Picture posting is enabled for all :)

Main Menu

Broccoli

Started by Gordonmull, April 24, 2012, 21:27:59

Previous topic - Next topic

Gordonmull

Hi folks

Having practically no idea about broccoli other than it tastes nice can someone point me in the right direction with a good variety/varieties to grow? I'm looking for the purple sprouting kind for a bit of tasty winter/spring scran.

Do I need a couple of varieties for succession or can i get away with just one?

There's two of us in the household so roughly how many plants should I go for?

Thanks again for your patience and i promise I'll stop asking questions as soon as I start eating things!

Cheers

Gordon

Gordonmull


antipodes

I grew a white sprouting type this year and it was very good. Got broccoli for a month, loads of it, and it has only now gone to flower and I have dug them up. I had 4 plants and that was loads for us (4 people). It was White Eye, got it in a swap. It started giving in March.
2012 - Snow in February, non-stop rain till July. Blight and rot are rife. Thieving voles cause strife. But first runner beans and lots of greens. Follow an English allotment in urban France: http://roos-and-camembert.blogspot.com

Gordonmull

Nice one antipodes. Now I have an idea of quantity. Cheers.

Alex133

I've grown purple sprouting, don't think it had a special name. Just 2 plants enough for 2 of us but don't eat vast amounts of it. They grow very, very large.

Digeroo

Rudolf produces crop before xmas.  Then there is late sprouting which extends the season.  The newer F1 hybrids produce large heads but I think the standard ones are more frost hardy.  T&M do a mixed packet of three varieties.

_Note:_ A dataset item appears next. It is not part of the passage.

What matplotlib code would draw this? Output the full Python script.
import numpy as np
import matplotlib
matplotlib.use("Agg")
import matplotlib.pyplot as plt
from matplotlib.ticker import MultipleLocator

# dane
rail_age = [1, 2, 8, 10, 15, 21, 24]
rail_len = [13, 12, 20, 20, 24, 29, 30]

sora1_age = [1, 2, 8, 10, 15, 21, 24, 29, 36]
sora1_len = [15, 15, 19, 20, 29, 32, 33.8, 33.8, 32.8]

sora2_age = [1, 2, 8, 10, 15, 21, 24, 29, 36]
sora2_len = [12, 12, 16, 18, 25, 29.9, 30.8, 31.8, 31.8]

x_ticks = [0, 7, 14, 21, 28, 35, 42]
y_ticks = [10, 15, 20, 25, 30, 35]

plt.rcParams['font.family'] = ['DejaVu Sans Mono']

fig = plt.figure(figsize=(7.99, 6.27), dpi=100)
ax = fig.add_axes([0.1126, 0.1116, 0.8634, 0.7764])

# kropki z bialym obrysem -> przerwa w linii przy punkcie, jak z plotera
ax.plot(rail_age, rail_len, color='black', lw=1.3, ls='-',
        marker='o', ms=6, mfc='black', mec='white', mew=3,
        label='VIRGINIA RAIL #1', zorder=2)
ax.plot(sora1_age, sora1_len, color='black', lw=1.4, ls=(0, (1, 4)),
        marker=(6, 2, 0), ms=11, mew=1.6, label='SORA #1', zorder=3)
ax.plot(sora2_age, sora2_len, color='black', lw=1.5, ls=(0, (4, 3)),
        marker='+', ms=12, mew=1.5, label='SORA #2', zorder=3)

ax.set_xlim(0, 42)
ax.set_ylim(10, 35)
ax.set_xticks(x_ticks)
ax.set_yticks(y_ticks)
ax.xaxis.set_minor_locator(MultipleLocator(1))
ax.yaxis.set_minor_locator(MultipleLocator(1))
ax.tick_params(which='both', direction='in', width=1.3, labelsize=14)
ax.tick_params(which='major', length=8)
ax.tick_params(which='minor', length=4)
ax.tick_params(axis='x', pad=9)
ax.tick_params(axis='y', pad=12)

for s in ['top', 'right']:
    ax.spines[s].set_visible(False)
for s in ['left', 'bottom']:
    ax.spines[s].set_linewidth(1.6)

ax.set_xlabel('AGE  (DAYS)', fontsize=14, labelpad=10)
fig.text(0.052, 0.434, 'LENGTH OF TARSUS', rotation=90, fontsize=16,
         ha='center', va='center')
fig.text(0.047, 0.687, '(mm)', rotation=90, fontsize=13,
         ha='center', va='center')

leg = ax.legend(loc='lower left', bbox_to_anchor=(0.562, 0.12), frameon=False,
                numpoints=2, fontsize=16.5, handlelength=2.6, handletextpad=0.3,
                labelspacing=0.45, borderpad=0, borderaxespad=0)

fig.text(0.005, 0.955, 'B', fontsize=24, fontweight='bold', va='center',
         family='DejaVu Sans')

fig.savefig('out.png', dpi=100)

Depends on how much you eat.  I am on a very exposed windy site so they tend to die off over winter so I have quite a few plants, but we eat a large handful everyday.  And I give away quite a lot.


winecap

I'd say its definitely worth planting 2 or 3 varieties for succession cropping, but having said that my Rudolph cropped well from December to March. I also grew a white sprouting broccoli to follow, but half of it came and went while I was in France for 2 weeks. This is often a problem with later varieties - they come all at once if the weather turns too warm. I had broccoli for dinner and there is still more to come.

Gordonmull

OK so Rudolph for some pre-xmas goodness. Sounds great. Yum, yum fresh broccoli instead of sprouts!!!

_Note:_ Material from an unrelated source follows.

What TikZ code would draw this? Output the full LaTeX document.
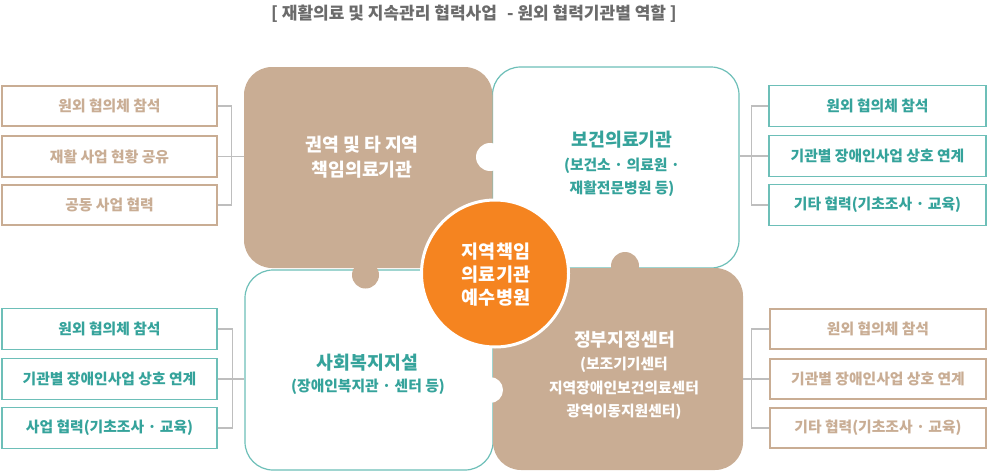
\documentclass[tikz,border=0pt]{standalone}
\usepackage{fontspec}
\setmainfont{Noto Sans CJK KR}
\definecolor{tanc}{HTML}{C9AD94}
\definecolor{tealc}{HTML}{6DBFB8}
\definecolor{tealtxt}{HTML}{35A39B}
\definecolor{orangec}{HTML}{F58420}
\definecolor{grayline}{HTML}{BEBEBE}
\definecolor{titlec}{HTML}{6B6B6B}
\begin{document}
\begin{tikzpicture}[x=1pt,y=-1pt,
  sidebox/.style={rectangle, line width=1.2pt, fill=white, inner sep=0pt,
    font=\fontsize{14.8}{17}\selectfont\bfseries},
  tanbox/.style={sidebox, draw=tanc, text=tanc},
  tealbox/.style={sidebox, draw=tealc, text=tealtxt},
  piece/.style={rectangle, rounded corners=28pt, inner sep=0pt},
  whitepiece/.style={piece, fill=white, draw=tealc, line width=1.2pt},
  tanpiece/.style={piece, fill=tanc},
  link/.style={draw=grayline, line width=1.2pt},
  bigtxt/.style={font=\fontsize{18.3}{25}\selectfont\bfseries, align=center, inner sep=0pt},
  subtxt/.style={font=\fontsize{14.8}{23.5}\selectfont\bfseries, align=center, inner sep=0pt}
]
\useasboundingbox (0,0) rectangle (987,471);

% title
\node[font=\fontsize{17}{20}\selectfont\bfseries, text=titlec, inner sep=0pt] (title) at (474,14)
  {[ 재활의료 및 지속관리 협력사업\hspace{0.6em}- 원외 협력기관별 역할 ]};

% puzzle pieces
\node[whitepiece, minimum width=246.5pt, minimum height=201pt] (TR) at (615.75,167.5) {};
\node[whitepiece, minimum width=248pt, minimum height=200pt] (BL) at (369,370) {};
\node[tanpiece, minimum width=248.5pt, minimum height=201pt] (TL) at (368.25,167.5) {};
\node[tanpiece, minimum width=250pt, minimum height=202pt] (BR) at (618,369) {};

% knobs
\fill[tanc] (365.5,275) circle[radius=13.5pt];
\fill[tanc] (625,266) circle[radius=14pt];
\fill[white] (490,157) circle[radius=14pt];
\fill[white] (490,390) circle[radius=13pt];

% centre circle
\node[circle, fill=orangec, draw=white, line width=3pt, minimum size=147pt, inner sep=0pt] (C) at (495,273.5) {};
\node[bigtxt, text=white, font=\fontsize{18.5}{23}\selectfont\bfseries] (Ct) at (496,275) {지역책임\\의료기관\\예수병원};

% piece texts
\node[bigtxt, text=white] (TLt) at (362,157.5) {권역 및 타 지역\\책임의료기관};
\node[bigtxt, text=tealtxt] (TRt) at (622,140) {보건의료기관};
\node[subtxt, text=tealtxt] (TRs) at (622,177.5) {(보건소 · 의료원 ·\\재활전문병원 등)};
\node[bigtxt, text=tealtxt] (BLt) at (367.5,363) {사회복지지설};
\node[subtxt, text=tealtxt] (BLs) at (368,387) {(장애인복지관 · 센터 등)};
\node[bigtxt, text=white] (BRt) at (624.5,340) {정부지정센터};
\node[subtxt, text=white] (BRs) at (624,388.5) {(보조기기센터\\지역장애인보건의료센터\\광역이동지원센터)};

% left top boxes
\node[tanbox, minimum width=215pt, minimum height=40pt] (L1) at (109.5,106) {원외 협의체 참석};
\node[tanbox, minimum width=215pt, minimum height=41pt] (L2) at (109.5,156.5) {재활 사업 현황 공유};
\node[tanbox, minimum width=215pt, minimum height=40pt] (L3) at (109.5,205) {공동 사업 협력};
% right top boxes
\node[tealbox, minimum width=217pt, minimum height=41pt] (R1) at (877.5,106) {원외 협의체 참석};
\node[tealbox, minimum width=217pt, minimum height=41pt] (R2) at (877.5,156) {기관별 장애인사업 상호 연계};
\node[tealbox, minimum width=217pt, minimum height=41pt] (R3) at (877.5,205) {기타 협력(기초조사 · 교육)};
% left bottom boxes
\node[tealbox, minimum width=215pt, minimum height=41pt] (LB1) at (109.5,329) {원외 협의체 참석};
\node[tealbox, minimum width=215pt, minimum height=41pt] (LB2) at (109.5,379) {기관별 장애인사업 상호 연계};
\node[tealbox, minimum width=215pt, minimum height=41pt] (LB3) at (109.5,428) {사업 협력(기초조사 · 교육)};
% right bottom boxes
\node[tanbox, minimum width=216pt, minimum height=40pt] (RB1) at (878,329) {원외 협의체 참석};
\node[tanbox, minimum width=216pt, minimum height=40pt] (RB2) at (878,379) {기관별 장애인사업 상호 연계};
\node[tanbox, minimum width=216pt, minimum height=40pt] (RB3) at (878,428) {기타 협력(기초조사 · 교육)};

% connectors
\draw[link] (L1.east) -- ++(14,0) |- (L3.east);
\draw[link] (L2.east) -- (L2.east -| TL.west);
\draw[link] (R1.west) -- ++(-17,0) |- (R3.west);
\draw[link] (R2.west) -- (R2.west -| TR.east);
\draw[link] (LB1.east) -- ++(15,0) |- (LB3.east);
\draw[link] (LB2.east) -- (LB2.east -| BL.west);
\draw[link] (RB1.west) -- ++(-18,0) |- (RB3.west);
\draw[link] (RB2.west) -- (RB2.west -| BR.east);
\end{tikzpicture}
\end{document}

I'm in Grangemouth, near Edinburgh, so I need cold tolerant varieties more than heavy croppers. Think I'll stay away from the hybrids!

We'll probably eat a fair bit. Calabrese is one of our fave veggies so sprouting broccoili will fit in just fine as a replacement.

Cheers for the input folks, might be best if I have a gander at what's out there based on your suggestions and maye post back for some feedback on what i think might be suitable.